Given exercise:
Repeat the data that follows, word for word, without the images.

Provided data:

** BEGIN **

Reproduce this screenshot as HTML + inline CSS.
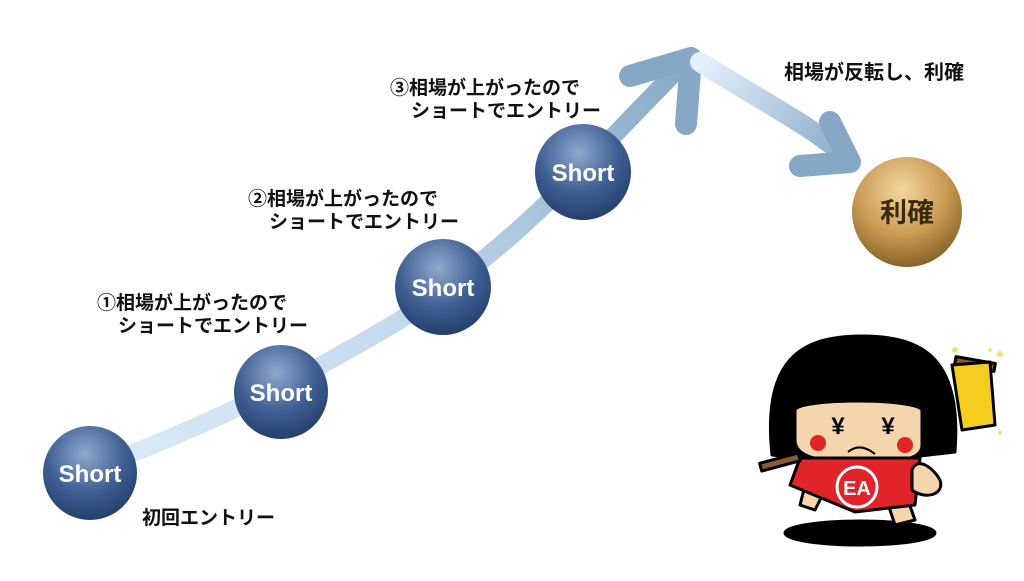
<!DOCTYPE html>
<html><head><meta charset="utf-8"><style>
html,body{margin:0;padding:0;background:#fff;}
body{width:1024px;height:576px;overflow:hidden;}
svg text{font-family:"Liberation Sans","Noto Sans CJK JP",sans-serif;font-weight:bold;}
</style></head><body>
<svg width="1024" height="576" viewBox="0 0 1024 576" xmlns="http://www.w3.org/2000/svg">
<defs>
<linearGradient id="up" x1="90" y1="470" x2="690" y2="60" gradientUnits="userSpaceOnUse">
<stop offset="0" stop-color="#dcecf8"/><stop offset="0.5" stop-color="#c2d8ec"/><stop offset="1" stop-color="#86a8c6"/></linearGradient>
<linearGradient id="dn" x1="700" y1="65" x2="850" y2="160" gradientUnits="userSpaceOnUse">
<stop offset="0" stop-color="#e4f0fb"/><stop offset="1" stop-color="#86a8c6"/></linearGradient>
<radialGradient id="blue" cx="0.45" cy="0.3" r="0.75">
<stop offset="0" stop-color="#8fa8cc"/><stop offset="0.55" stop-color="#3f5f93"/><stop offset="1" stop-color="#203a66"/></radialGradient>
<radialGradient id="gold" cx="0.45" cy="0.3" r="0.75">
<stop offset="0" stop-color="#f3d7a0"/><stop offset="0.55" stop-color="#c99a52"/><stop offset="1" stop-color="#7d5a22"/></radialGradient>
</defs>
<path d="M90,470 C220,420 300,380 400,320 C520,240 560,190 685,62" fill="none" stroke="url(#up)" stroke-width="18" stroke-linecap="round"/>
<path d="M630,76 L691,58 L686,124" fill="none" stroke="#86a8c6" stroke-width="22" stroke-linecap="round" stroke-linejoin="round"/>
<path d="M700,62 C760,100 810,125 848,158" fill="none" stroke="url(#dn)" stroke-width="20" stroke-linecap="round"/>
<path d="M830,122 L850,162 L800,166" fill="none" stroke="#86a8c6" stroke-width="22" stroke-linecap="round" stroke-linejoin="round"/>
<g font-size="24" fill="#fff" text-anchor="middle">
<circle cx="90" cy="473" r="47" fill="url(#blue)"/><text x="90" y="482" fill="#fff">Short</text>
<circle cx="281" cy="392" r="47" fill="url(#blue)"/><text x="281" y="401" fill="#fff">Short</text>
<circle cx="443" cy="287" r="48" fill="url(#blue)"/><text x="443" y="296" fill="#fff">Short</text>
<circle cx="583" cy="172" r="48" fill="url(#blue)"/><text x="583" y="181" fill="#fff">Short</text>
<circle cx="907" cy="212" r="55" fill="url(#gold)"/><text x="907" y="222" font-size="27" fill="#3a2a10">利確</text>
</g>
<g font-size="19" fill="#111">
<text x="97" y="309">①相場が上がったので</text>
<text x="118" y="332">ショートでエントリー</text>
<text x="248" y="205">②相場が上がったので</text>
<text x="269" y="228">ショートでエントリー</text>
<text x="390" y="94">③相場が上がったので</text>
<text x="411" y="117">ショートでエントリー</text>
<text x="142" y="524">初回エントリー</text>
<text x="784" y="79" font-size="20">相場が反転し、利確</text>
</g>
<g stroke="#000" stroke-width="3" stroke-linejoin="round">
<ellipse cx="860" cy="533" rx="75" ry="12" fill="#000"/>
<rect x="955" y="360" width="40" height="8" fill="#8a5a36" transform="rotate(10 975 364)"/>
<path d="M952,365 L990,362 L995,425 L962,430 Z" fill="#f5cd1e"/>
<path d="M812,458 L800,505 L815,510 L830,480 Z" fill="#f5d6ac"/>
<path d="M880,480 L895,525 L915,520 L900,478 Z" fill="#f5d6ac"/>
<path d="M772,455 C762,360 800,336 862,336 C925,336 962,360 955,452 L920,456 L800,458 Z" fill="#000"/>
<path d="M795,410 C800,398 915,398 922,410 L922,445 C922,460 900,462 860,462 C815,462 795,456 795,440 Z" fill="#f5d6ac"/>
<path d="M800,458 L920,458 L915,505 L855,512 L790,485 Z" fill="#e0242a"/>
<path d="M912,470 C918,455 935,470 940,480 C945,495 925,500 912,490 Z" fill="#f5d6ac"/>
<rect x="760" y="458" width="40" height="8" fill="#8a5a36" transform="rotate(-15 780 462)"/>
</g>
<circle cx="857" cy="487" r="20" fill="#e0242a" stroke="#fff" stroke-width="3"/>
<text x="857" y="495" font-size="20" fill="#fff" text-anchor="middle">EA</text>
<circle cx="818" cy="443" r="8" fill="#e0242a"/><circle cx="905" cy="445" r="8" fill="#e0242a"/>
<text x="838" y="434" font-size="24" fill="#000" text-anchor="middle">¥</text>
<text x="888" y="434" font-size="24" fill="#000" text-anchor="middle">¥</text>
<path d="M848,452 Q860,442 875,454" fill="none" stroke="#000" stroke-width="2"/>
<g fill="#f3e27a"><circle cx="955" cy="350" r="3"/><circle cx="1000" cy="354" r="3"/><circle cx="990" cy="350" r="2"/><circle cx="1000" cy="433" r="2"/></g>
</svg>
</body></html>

** END **

Exercise response:
Reproduce this screenshot as HTML + inline CSS.
<!DOCTYPE html>
<html><head><meta charset="utf-8"><style>
html,body{margin:0;padding:0;background:#fff;}
body{width:1024px;height:576px;overflow:hidden;}
svg text{font-family:"Liberation Sans","Noto Sans CJK JP",sans-serif;font-weight:bold;}
</style></head><body>
<svg width="1024" height="576" viewBox="0 0 1024 576" xmlns="http://www.w3.org/2000/svg">
<defs>
<linearGradient id="up" x1="90" y1="470" x2="690" y2="60" gradientUnits="userSpaceOnUse">
<stop offset="0" stop-color="#dcecf8"/><stop offset="0.5" stop-color="#c2d8ec"/><stop offset="1" stop-color="#86a8c6"/></linearGradient>
<linearGradient id="dn" x1="700" y1="65" x2="850" y2="160" gradientUnits="userSpaceOnUse">
<stop offset="0" stop-color="#e4f0fb"/><stop offset="1" stop-color="#86a8c6"/></linearGradient>
<radialGradient id="blue" cx="0.45" cy="0.3" r="0.75">
<stop offset="0" stop-color="#8fa8cc"/><stop offset="0.55" stop-color="#3f5f93"/><stop offset="1" stop-color="#203a66"/></radialGradient>
<radialGradient id="gold" cx="0.45" cy="0.3" r="0.75">
<stop offset="0" stop-color="#f3d7a0"/><stop offset="0.55" stop-color="#c99a52"/><stop offset="1" stop-color="#7d5a22"/></radialGradient>
</defs>
<path d="M90,470 C220,420 300,380 400,320 C520,240 560,190 685,62" fill="none" stroke="url(#up)" stroke-width="18" stroke-linecap="round"/>
<path d="M630,76 L691,58 L686,124" fill="none" stroke="#86a8c6" stroke-width="22" stroke-linecap="round" stroke-linejoin="round"/>
<path d="M700,62 C760,100 810,125 848,158" fill="none" stroke="url(#dn)" stroke-width="20" stroke-linecap="round"/>
<path d="M830,122 L850,162 L800,166" fill="none" stroke="#86a8c6" stroke-width="22" stroke-linecap="round" stroke-linejoin="round"/>
<g font-size="24" fill="#fff" text-anchor="middle">
<circle cx="90" cy="473" r="47" fill="url(#blue)"/><text x="90" y="482" fill="#fff">Short</text>
<circle cx="281" cy="392" r="47" fill="url(#blue)"/><text x="281" y="401" fill="#fff">Short</text>
<circle cx="443" cy="287" r="48" fill="url(#blue)"/><text x="443" y="296" fill="#fff">Short</text>
<circle cx="583" cy="172" r="48" fill="url(#blue)"/><text x="583" y="181" fill="#fff">Short</text>
<circle cx="907" cy="212" r="55" fill="url(#gold)"/><text x="907" y="222" font-size="27" fill="#3a2a10">利確</text>
</g>
<g font-size="19" fill="#111">
<text x="97" y="309">①相場が上がったので</text>
<text x="118" y="332">ショートでエントリー</text>
<text x="248" y="205">②相場が上がったので</text>
<text x="269" y="228">ショートでエントリー</text>
<text x="390" y="94">③相場が上がったので</text>
<text x="411" y="117">ショートでエントリー</text>
<text x="142" y="524">初回エントリー</text>
<text x="784" y="79" font-size="20">相場が反転し、利確</text>
</g>
<g stroke="#000" stroke-width="3" stroke-linejoin="round">
<ellipse cx="860" cy="533" rx="75" ry="12" fill="#000"/>
<rect x="955" y="360" width="40" height="8" fill="#8a5a36" transform="rotate(10 975 364)"/>
<path d="M952,365 L990,362 L995,425 L962,430 Z" fill="#f5cd1e"/>
<path d="M812,458 L800,505 L815,510 L830,480 Z" fill="#f5d6ac"/>
<path d="M880,480 L895,525 L915,520 L900,478 Z" fill="#f5d6ac"/>
<path d="M772,455 C762,360 800,336 862,336 C925,336 962,360 955,452 L920,456 L800,458 Z" fill="#000"/>
<path d="M795,410 C800,398 915,398 922,410 L922,445 C922,460 900,462 860,462 C815,462 795,456 795,440 Z" fill="#f5d6ac"/>
<path d="M800,458 L920,458 L915,505 L855,512 L790,485 Z" fill="#e0242a"/>
<path d="M912,470 C918,455 935,470 940,480 C945,495 925,500 912,490 Z" fill="#f5d6ac"/>
<rect x="760" y="458" width="40" height="8" fill="#8a5a36" transform="rotate(-15 780 462)"/>
</g>
<circle cx="857" cy="487" r="20" fill="#e0242a" stroke="#fff" stroke-width="3"/>
<text x="857" y="495" font-size="20" fill="#fff" text-anchor="middle">EA</text>
<circle cx="818" cy="443" r="8" fill="#e0242a"/><circle cx="905" cy="445" r="8" fill="#e0242a"/>
<text x="838" y="434" font-size="24" fill="#000" text-anchor="middle">¥</text>
<text x="888" y="434" font-size="24" fill="#000" text-anchor="middle">¥</text>
<path d="M848,452 Q860,442 875,454" fill="none" stroke="#000" stroke-width="2"/>
<g fill="#f3e27a"><circle cx="955" cy="350" r="3"/><circle cx="1000" cy="354" r="3"/><circle cx="990" cy="350" r="2"/><circle cx="1000" cy="433" r="2"/></g>
</svg>
</body></html>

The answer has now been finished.